RECORDED DATA:

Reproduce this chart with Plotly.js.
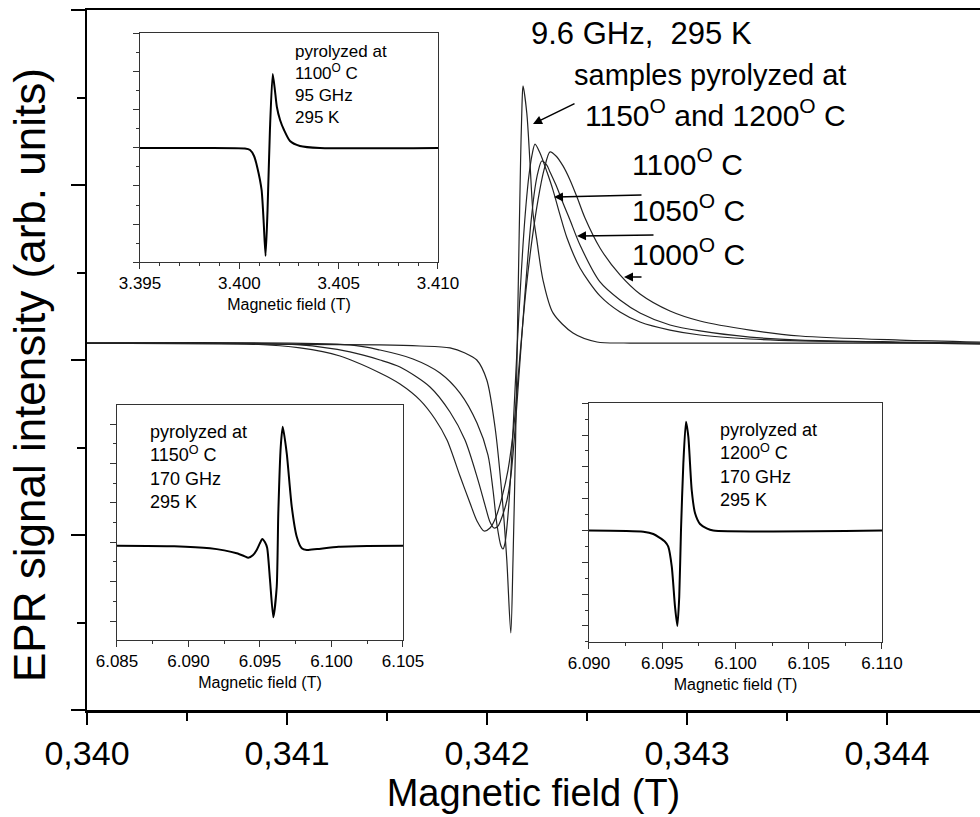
<!DOCTYPE html>
<html>
<head>
<meta charset="utf-8">
<script src="https://cdn.plot.ly/plotly-3.0.1.min.js"></script>
<style>html,body{margin:0;padding:0;background:#fff;}#chart{width:980px;height:817px;}</style>
</head>
<body>
<div id="chart"></div>
<script>
// ---------- main spectra, 9.6 GHz, 295 K (field in T, signal in arb. units) ----------
const field1150_1200 = [0.340000, 0.341465, 0.341665, 0.341815, 0.341890, 0.341949, 0.341999, 0.342040, 0.342074, 0.342099, 0.342119, 0.342130, 0.342143, 0.342155, 0.342168, 0.342175, 0.342180, 0.342199, 0.342215, 0.342230, 0.342249, 0.342280, 0.342330, 0.342430, 0.342550, 0.342715, 0.344465];
const signal1150_1200 = [0.097, 0.086, 0.080, 0.069, 0.040, 0, -0.114, -0.383, -0.760, -1.143, -1.560, -1.143, -0.457, 0.343, 1.143, 1.457, 1.566, 1.411, 1.126, 0.840, 0.686, 0.457, 0.269, 0.154, 0.103, 0.097, 0.097];

const field1100 = [0.340000, 0.341315, 0.341465, 0.341630, 0.341765, 0.341865, 0.341950, 0.342005, 0.342030, 0.342050, 0.342070, 0.342080, 0.342090, 0.342105, 0.342120, 0.342135, 0.342150, 0.342165, 0.342180, 0.342195, 0.342210, 0.342225, 0.342240, 0.342265, 0.342300, 0.342330, 0.342365, 0.342400, 0.342465, 0.342565, 0.342665, 0.342765, 0.342915, 0.343065, 0.343315, 0.343565, 0.344465];
const signal1100 = [0.097, 0.086, 0.057, 0.006, -0.074, -0.189, -0.360, -0.543, -0.743, -0.943, -1.063, -1.080, -1.046, -0.886, -0.629, -0.286, 0.057, 0.371, 0.657, 0.886, 1.057, 1.171, 1.234, 1.183, 1.074, 0.971, 0.829, 0.697, 0.526, 0.366, 0.274, 0.217, 0.171, 0.143, 0.120, 0.109, 0.091];

const field1050 = [0.340000, 0.341065, 0.341315, 0.341465, 0.341565, 0.341715, 0.341815, 0.341890, 0.341955, 0.341990, 0.342015, 0.342035, 0.342055, 0.342075, 0.342100, 0.342120, 0.342140, 0.342160, 0.342180, 0.342200, 0.342220, 0.342240, 0.342255, 0.342274, 0.342299, 0.342315, 0.342349, 0.342380, 0.342415, 0.342465, 0.342565, 0.342665, 0.342765, 0.342915, 0.343065, 0.343315, 0.343565, 0.344065, 0.344465];
const signal1050 = [0.097, 0.086, 0.046, 0, -0.040, -0.154, -0.297, -0.457, -0.686, -0.829, -0.926, -0.960, -0.949, -0.897, -0.800, -0.657, -0.400, -0.086, 0.229, 0.526, 0.789, 0.983, 1.074, 1.137, 1.114, 1.074, 0.989, 0.897, 0.800, 0.657, 0.446, 0.343, 0.269, 0.200, 0.166, 0.131, 0.114, 0.103, 0.097];

const field1000 = [0.340000, 0.340815, 0.341065, 0.341265, 0.341465, 0.341565, 0.341665, 0.341740, 0.341800, 0.341865, 0.341915, 0.341950, 0.341985, 0.342015, 0.342045, 0.342075, 0.342105, 0.342135, 0.342165, 0.342195, 0.342225, 0.342255, 0.342285, 0.342315, 0.342345, 0.342380, 0.342415, 0.342450, 0.342490, 0.342565, 0.342665, 0.342765, 0.342915, 0.343065, 0.343315, 0.343565, 0.344065, 0.344465];
const signal1000 = [0.097, 0.091, 0.069, 0.023, -0.074, -0.137, -0.229, -0.337, -0.457, -0.663, -0.817, -0.920, -0.977, -0.960, -0.897, -0.783, -0.629, -0.371, 0.029, 0.400, 0.686, 0.914, 1.086, 1.189, 1.166, 1.109, 1.029, 0.931, 0.811, 0.640, 0.486, 0.377, 0.280, 0.223, 0.171, 0.137, 0.114, 0.103];

const mainTickVals = [0.340, 0.341, 0.342, 0.343, 0.344];
const mainTickLabels = ["0,340", "0,341", "0,342", "0,343", "0,344"];

// ---------- inset 1: 1100 C, 95 GHz ----------
const inset95Field = [3.39500, 3.39802, 3.40028, 3.40054, 3.40074, 3.40091, 3.40112, 3.40122, 3.40132, 3.40142, 3.40154, 3.40168, 3.40179, 3.40189, 3.40205, 3.40225, 3.40255, 3.40305, 3.40406, 3.41000];
const inset95Signal = [0, 0, -0.013, -0.053, -0.211, -0.526, -1.105, -1.895, -2.842, -1.632, 0.474, 1.947, 1.526, 1.079, 0.737, 0.474, 0.184, 0.053, 0, 0];

// ---------- inset 2: 1150 C, 170 GHz ----------
const inset1150Field = [6.08500, 6.08900, 6.09150, 6.09250, 6.09337, 6.09390, 6.09418, 6.09450, 6.09477, 6.09500, 6.09516, 6.09535, 6.09550, 6.09570, 6.09593, 6.09617, 6.09628, 6.09645, 6.09659, 6.09687, 6.09722, 6.09757, 6.09792, 6.09827, 6.09900, 6.10050, 6.10250, 6.10500];
const inset1150Signal = [-0.086, -0.100, -0.150, -0.205, -0.279, -0.350, -0.391, -0.330, -0.195, -0.020, 0.084, 0.000, -0.140, -0.957, -1.904, -1.127, 0.736, 2.426, 2.934, 2.259, 0.904, 0.142, -0.152, -0.195, -0.170, -0.115, -0.095, -0.086];

// ---------- inset 3: 1200 C, 170 GHz ----------
const inset1200Field = [6.09000, 6.09371, 6.09439, 6.09519, 6.09541, 6.09565, 6.09587, 6.09603, 6.09616, 6.09628, 6.09644, 6.09662, 6.09678, 6.09701, 6.09724, 6.09758, 6.09803, 6.09848, 6.11000];
const inset1200Signal = [0, -0.038, -0.110, -0.352, -0.509, -1.138, -2.396, -3.003, -2.082, 0.016, 2.113, 3.421, 2.950, 1.274, 0.541, 0.204, 0.069, 0, 0];

const FONT = "Liberation Sans, Arial, Helvetica, sans-serif";
const mainLine = {color: '#222', width: 1.2, shape: 'spline', smoothing: 0.8};
const insetLine = {color: '#000', width: 2, shape: 'spline', smoothing: 0.6};

const traces = [
  {x: field1150_1200, y: signal1150_1200, mode: 'lines', line: mainLine, xaxis: 'x', yaxis: 'y', name: '1150/1200 C'},
  {x: field1100, y: signal1100, mode: 'lines', line: mainLine, xaxis: 'x', yaxis: 'y', name: '1100 C'},
  {x: field1050, y: signal1050, mode: 'lines', line: mainLine, xaxis: 'x', yaxis: 'y', name: '1050 C'},
  {x: field1000, y: signal1000, mode: 'lines', line: mainLine, xaxis: 'x', yaxis: 'y', name: '1000 C'},
  {x: inset95Field, y: inset95Signal, mode: 'lines', line: insetLine, xaxis: 'x2', yaxis: 'y2'},
  {x: inset1150Field, y: inset1150Signal, mode: 'lines', line: insetLine, xaxis: 'x3', yaxis: 'y3'},
  {x: inset1200Field, y: inset1200Signal, mode: 'lines', line: insetLine, xaxis: 'x4', yaxis: 'y4'}
];

function insetX(domain, range, minorStep, anchor) {
  return {
    domain: domain, anchor: anchor, range: range, dtick: 0.005, tick0: range[0], tickformat: '.3f',
    ticks: 'outside', ticklen: 6, tickwidth: 1, tickcolor: '#333',
    showline: true, linecolor: '#333', linewidth: 1, mirror: true,
    showgrid: false, zeroline: false, tickfont: {size: 17, color: '#000'},
    title: {text: 'Magnetic field (T)', font: {size: 16, color: '#000'}, standoff: 6},
    minor: {dtick: minorStep, tick0: range[0], ticks: 'outside', ticklen: 3, tickwidth: 1, tickcolor: '#333'}
  };
}
function insetY(domain, range, anchor) {
  return {
    domain: domain, anchor: anchor, range: range, dtick: 1, tick0: 0,
    ticks: 'outside', ticklen: 6, tickwidth: 1, tickcolor: '#333', showticklabels: false,
    showline: true, linecolor: '#333', linewidth: 1, mirror: true,
    showgrid: false, zeroline: false,
    minor: {dtick: 0.5, tick0: 0, ticks: 'outside', ticklen: 3, tickwidth: 1, tickcolor: '#333'}
  };
}

const big = {size: 29, color: '#000', family: FONT};
const note = {size: 18, color: '#000', family: FONT};
function txt(x, y, text, font, yanchor) {
  return {xref: 'paper', yref: 'paper', x: x, y: y, text: text, showarrow: false,
          xanchor: 'left', yanchor: yanchor || 'middle', align: 'left', font: font};
}
function arrow(x, y, ax, ay) {
  return {xref: 'x', yref: 'y', x: x, y: y, ax: ax, ay: ay, text: '', showarrow: true,
          arrowhead: 2, arrowsize: 1.2, arrowwidth: 1.5, arrowcolor: '#000'};
}

const layout = {
  width: 980, height: 817,
  margin: {l: 87, r: 0, t: 10, b: 107},
  paper_bgcolor: '#fff', plot_bgcolor: '#fff',
  showlegend: false,
  font: {family: FONT, color: '#000'},
  xaxis: {
    range: [0.340, 0.344465], tickmode: 'array', tickvals: mainTickVals, ticktext: mainTickLabels,
    ticks: 'outside', ticklen: 12, tickwidth: 2, tickcolor: '#000',
    showline: true, linewidth: 2.5, linecolor: '#000', mirror: true,
    showgrid: false, zeroline: false, tickfont: {size: 34},
    title: {text: 'Magnetic field (T)', font: {size: 38}, standoff: 8},
    minor: {tickmode: 'linear', tick0: 0.340, dtick: 0.0005, ticks: 'outside', ticklen: 8, tickwidth: 2, tickcolor: '#000'}
  },
  yaxis: {
    range: [-2, 2], dtick: 1, tick0: 0,
    ticks: 'outside', ticklen: 14, tickwidth: 2, tickcolor: '#000', showticklabels: false,
    showline: true, linewidth: 2.5, linecolor: '#000',
    showgrid: false, zeroline: false,
    minor: {tick0: 0, dtick: 0.5, ticks: 'outside', ticklen: 8, tickwidth: 2, tickcolor: '#000'}
  },
  xaxis2: insetX([0.05935, 0.39306], [3.395, 3.410], 0.001, 'y2'),
  yaxis2: insetY([0.64, 0.96714], [-3.0, 3.026], 'x2'),
  xaxis3: insetX([0.03359, 0.35386], [6.085, 6.105], 0.0025, 'y3'),
  yaxis3: insetY([0.1, 0.43571], [-2.480, 3.485], 'x3'),
  xaxis4: insetX([0.56215, 0.89026], [6.090, 6.110], 0.0025, 'y4'),
  yaxis4: insetY([0.09714, 0.43857], [-3.506, 4.009], 'x4'),
  annotations: [
    {xref: 'paper', yref: 'paper', x: -0.0638, y: 0.4786, text: 'EPR signal intensity (arb. units)',
     textangle: -90, showarrow: false, xanchor: 'center', yanchor: 'middle', font: {size: 44, color: '#000', family: FONT}},
    txt(0.49496, 0.96714, '9.6 GHz,\u00a0\u00a0295 K', {size: 31, color: '#000', family: FONT}),
    txt(0.54311, 0.90714, 'samples pyrolyzed at', big),
    txt(0.55543, 0.85286, '1150<sup>O</sup> and 1200<sup>O</sup> C', {size: 30, color: '#000', family: FONT}),
    txt(0.60806, 0.78286, '1100<sup>O</sup> C', {size: 30, color: '#000', family: FONT}),
    txt(0.60806, 0.71714, '1050<sup>O</sup> C', {size: 30, color: '#000', family: FONT}),
    txt(0.60806, 0.65429, '1000<sup>O</sup> C', {size: 30, color: '#000', family: FONT}),
    arrow(0.342230, 1.349, 43, -21),
    arrow(0.342335, 0.931, 89, -2),
    arrow(0.342450, 0.709, 78, -1),
    arrow(0.342685, 0.474, 19, 0),
    txt(0.23068, 0.95714, 'pyrolyzed at<br>1100<sup>O</sup> C<br>95 GHz<br>295 K', {size: 17, color: '#000', family: FONT}, 'top'),
    txt(0.06831, 0.41429, 'pyrolyzed at<br>1150<sup>O</sup> C<br>170 GHz<br>295 K', note, 'top'),
    txt(0.70661, 0.41714, 'pyrolyzed at<br>1200<sup>O</sup> C<br>170 GHz<br>295 K', note, 'top')
  ]
};

Plotly.newPlot('chart', traces, layout, {staticPlot: true, displayModeBar: false});
</script>
</body>
</html>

WHAT IS BEING ASKED: Return only the lines from the start of the data through the line that contains "0.103, 0.097, 0.097];", please, copying them exactly and omitting all pictures.

TASK RESULT:
Reproduce this chart with Plotly.js.
<!DOCTYPE html>
<html>
<head>
<meta charset="utf-8">
<script src="https://cdn.plot.ly/plotly-3.0.1.min.js"></script>
<style>html,body{margin:0;padding:0;background:#fff;}#chart{width:980px;height:817px;}</style>
</head>
<body>
<div id="chart"></div>
<script>
// ---------- main spectra, 9.6 GHz, 295 K (field in T, signal in arb. units) ----------
const field1150_1200 = [0.340000, 0.341465, 0.341665, 0.341815, 0.341890, 0.341949, 0.341999, 0.342040, 0.342074, 0.342099, 0.342119, 0.342130, 0.342143, 0.342155, 0.342168, 0.342175, 0.342180, 0.342199, 0.342215, 0.342230, 0.342249, 0.342280, 0.342330, 0.342430, 0.342550, 0.342715, 0.344465];
const signal1150_1200 = [0.097, 0.086, 0.080, 0.069, 0.040, 0, -0.114, -0.383, -0.760, -1.143, -1.560, -1.143, -0.457, 0.343, 1.143, 1.457, 1.566, 1.411, 1.126, 0.840, 0.686, 0.457, 0.269, 0.154, 0.103, 0.097, 0.097];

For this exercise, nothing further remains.